# Help with airfare from Bangkok to Chiang Mai - Chiang Mai to Kuala Lumpar



## ValHam (Oct 10, 2011)

I have booked Cathay Pacific Vancouver to Bangkok and Kula Lumpur back to Vancouver - What airlines should I use to get to Chiang Mai - and what airlines should I use to get to Kuala Lumpur - Would it be cheaper to buy the Discovery Pass ?  First trip to Asia.  Thanks kindly


----------



## Wombat (Oct 11, 2011)

From BKK to Chiang Mai, you could use Thai Airways or AirAsia. Internal flights within Thailand are fairly cheap. 

From Chiang Mai, AirAsia flies direct to KUL, whereas Thai needs a transit in BKK. This is a slightly more expensive route as AirAsia is the only direct flight between the 2 places. 

Do note that AirAsia adds on lots of charges - checked in luggage (only hand luggage is free), credit card booking fee, etc .. do take note of all these as they add up. 

The choice of an airpass vs booking individual flights depends on the number of sectors you're travelling, the routes and whether code share arrangements give you the best options.
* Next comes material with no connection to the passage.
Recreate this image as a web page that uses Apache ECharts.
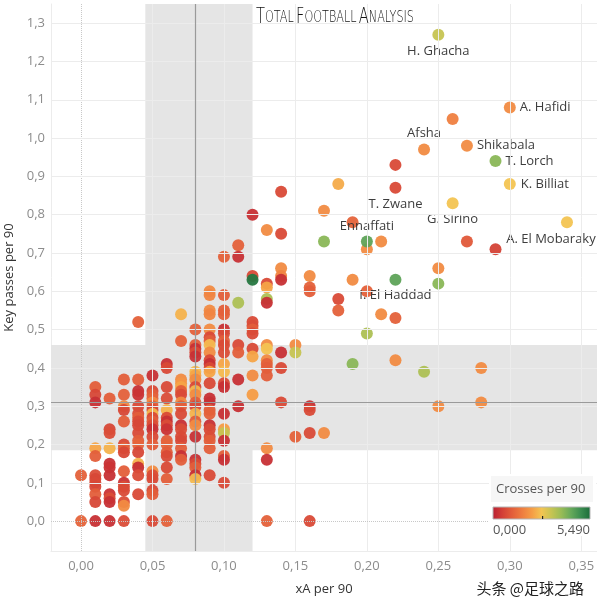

Hope it helps


----------



## Jimster (Oct 11, 2011)

*airline*

I flew Thai to Chaing Mai from Bangkok and it went well.  My advise is to go to flyertalk.com and go to the tab "travel and dining" then scroll down to "thailand" or "Asia" and look at info there.  There is a ton of info there it should answer all your questions.  If not- then register and post your questions.


----------